N’oublions pas quelques plaisanteries qui viennent encore de temps en temps égayer des lettres de plus en plus sérieuses. « Ce que vous dites sur la pluie est trop plaisant. Qu’est-ce que c’est que de la pluie ? comment est-elle faite ? est-ce qu’il y a de la pluie ? Et comparer celles de Provence aux larmes des petits enfans qui pleurent de colère et non de bon naturel, je vous assure que rien n’est plus plaisamment parlé. Est-ce que Pauline n’en riait pas de tout son cœur ? » Un autre trait rappelle encore plus le tour d’esprit de la comtesse dans sa jeunesse et sa bizarre gaîté ; c’est ce mot sur la grossesse de Mme de Rochebonne : « Ah ! que vous êtes plaisante de l’imagination que Mme de Rochebonne ne peut être dans l’état où elle est qu’à coups de pierres[1]. Quelle jolie folie ! C’est aussi que Deucalion et Pyrrha raccommodèrent si bien l’univers. Ceux-ci en feraient bien autant en cas de besoin. Voilà une vision bien plaisante ! » Citons encore une fin de lettre qui fit beaucoup rire Mme de Sévigné et son fils. « Votre frère lut l’autre jour l’endroit de votre lettre où vous me disiez que vous vouliez m’avoir : Oui, sans doute ; je veux, je prétends vous avoir comme les autres. — Adieu, les autres ! Cela parut si plaisant qu’il en rit de tout cœur. Comme les autres paraît sec, et puis tout d’un coup : Adieu, les autres ! »
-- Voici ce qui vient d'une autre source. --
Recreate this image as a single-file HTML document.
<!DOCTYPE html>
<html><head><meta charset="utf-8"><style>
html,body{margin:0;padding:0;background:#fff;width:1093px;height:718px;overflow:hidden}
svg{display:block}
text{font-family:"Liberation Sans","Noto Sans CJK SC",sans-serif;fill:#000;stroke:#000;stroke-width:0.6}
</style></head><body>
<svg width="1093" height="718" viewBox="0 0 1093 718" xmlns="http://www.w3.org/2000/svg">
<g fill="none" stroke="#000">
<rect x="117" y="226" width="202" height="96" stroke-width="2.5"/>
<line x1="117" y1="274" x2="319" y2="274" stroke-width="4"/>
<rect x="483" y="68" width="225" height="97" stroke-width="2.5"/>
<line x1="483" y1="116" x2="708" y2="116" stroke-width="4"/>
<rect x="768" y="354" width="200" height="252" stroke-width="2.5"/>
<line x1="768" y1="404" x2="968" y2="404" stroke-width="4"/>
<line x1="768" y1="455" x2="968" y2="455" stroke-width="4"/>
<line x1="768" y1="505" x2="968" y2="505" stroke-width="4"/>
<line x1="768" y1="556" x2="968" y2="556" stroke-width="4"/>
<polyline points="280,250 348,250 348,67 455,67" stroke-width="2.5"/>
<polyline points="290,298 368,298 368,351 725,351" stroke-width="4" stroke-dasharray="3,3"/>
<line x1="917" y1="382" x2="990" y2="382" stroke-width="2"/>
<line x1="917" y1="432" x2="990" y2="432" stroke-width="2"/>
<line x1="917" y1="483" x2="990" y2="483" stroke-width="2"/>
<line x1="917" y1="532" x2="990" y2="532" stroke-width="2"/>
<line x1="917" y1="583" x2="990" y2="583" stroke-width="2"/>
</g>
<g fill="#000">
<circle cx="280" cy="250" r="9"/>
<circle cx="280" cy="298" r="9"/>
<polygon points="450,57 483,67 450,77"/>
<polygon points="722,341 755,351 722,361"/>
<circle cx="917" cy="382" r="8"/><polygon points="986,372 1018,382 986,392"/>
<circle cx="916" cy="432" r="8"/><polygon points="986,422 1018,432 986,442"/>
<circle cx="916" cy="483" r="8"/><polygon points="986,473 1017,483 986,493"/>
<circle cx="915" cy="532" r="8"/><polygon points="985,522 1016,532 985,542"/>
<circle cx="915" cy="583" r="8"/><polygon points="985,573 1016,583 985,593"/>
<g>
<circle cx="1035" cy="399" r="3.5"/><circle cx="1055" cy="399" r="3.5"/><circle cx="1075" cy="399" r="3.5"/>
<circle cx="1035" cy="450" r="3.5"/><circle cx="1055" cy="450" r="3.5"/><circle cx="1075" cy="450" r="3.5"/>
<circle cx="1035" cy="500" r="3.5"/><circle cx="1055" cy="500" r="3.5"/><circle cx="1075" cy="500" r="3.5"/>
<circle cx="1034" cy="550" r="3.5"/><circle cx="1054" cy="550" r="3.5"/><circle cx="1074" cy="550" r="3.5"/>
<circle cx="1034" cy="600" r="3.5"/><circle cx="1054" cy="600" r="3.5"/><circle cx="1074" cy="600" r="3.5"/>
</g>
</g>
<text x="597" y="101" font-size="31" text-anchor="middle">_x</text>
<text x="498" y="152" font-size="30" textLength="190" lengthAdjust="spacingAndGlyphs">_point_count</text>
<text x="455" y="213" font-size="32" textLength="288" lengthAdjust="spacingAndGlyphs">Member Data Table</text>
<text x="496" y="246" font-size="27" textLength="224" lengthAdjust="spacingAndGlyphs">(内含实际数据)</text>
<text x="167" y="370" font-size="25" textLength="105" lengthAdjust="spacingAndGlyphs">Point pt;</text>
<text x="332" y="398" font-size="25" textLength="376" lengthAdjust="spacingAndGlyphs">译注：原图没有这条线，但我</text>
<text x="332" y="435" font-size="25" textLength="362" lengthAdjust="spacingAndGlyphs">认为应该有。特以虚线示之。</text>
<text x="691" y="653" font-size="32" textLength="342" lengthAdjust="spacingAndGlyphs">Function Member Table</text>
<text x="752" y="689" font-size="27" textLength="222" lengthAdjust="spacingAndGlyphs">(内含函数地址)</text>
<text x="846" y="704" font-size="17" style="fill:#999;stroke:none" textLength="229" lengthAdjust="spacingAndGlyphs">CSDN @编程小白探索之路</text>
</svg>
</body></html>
Mais la gaîté n’était plus qu’un rare rayon de soleil chez Mme de Grignan. La philosophie et les affaires l’occupaient’ tout entière. Elle philosophait sur la vie, et avait sur la jeunesse et l’âge mûr de ces pensées fortes et saisissantes qui rappellent quelque peu une célèbre page de Bossuet : « Vous dites des merveilles en parlant de la fierté et de la confiance de la jeunesse ; il est vrai qu’on ne relève que de Dieu et de son épée ; on ne trouve rien d’impossible ; tout cède, tout fléchit, tout est aisé… Mais, comme vous dites, il vient un temps où il faut changer de style ; on trouve qu’on a besoin de tout le monde ; on a un procès, il faut solliciter, il faut se familiariser, il faut vivre avec les vivans. » La philosophie pratique ne l’occupait pas tout entière ; il lui restait du temps pour la métaphysique. Elle écrivait à Mlle Descartes une lettre toute philosophique que son frère et sa mère admiraient à l’envi. Voici ce que le marquis lui écrivait : « J’aimerais mieux avoir fait votre lettre à Mlle Descartes, je ne dis pas qu’un poème épique, mais que la moitié des œuvres de son oncle. Jamais Rohault, que vous citez, n’a parlé si clairement. » Mme de Sévigné joignait ses éloges à ceux de son

  1. Allusion à un rondeau de Benserade.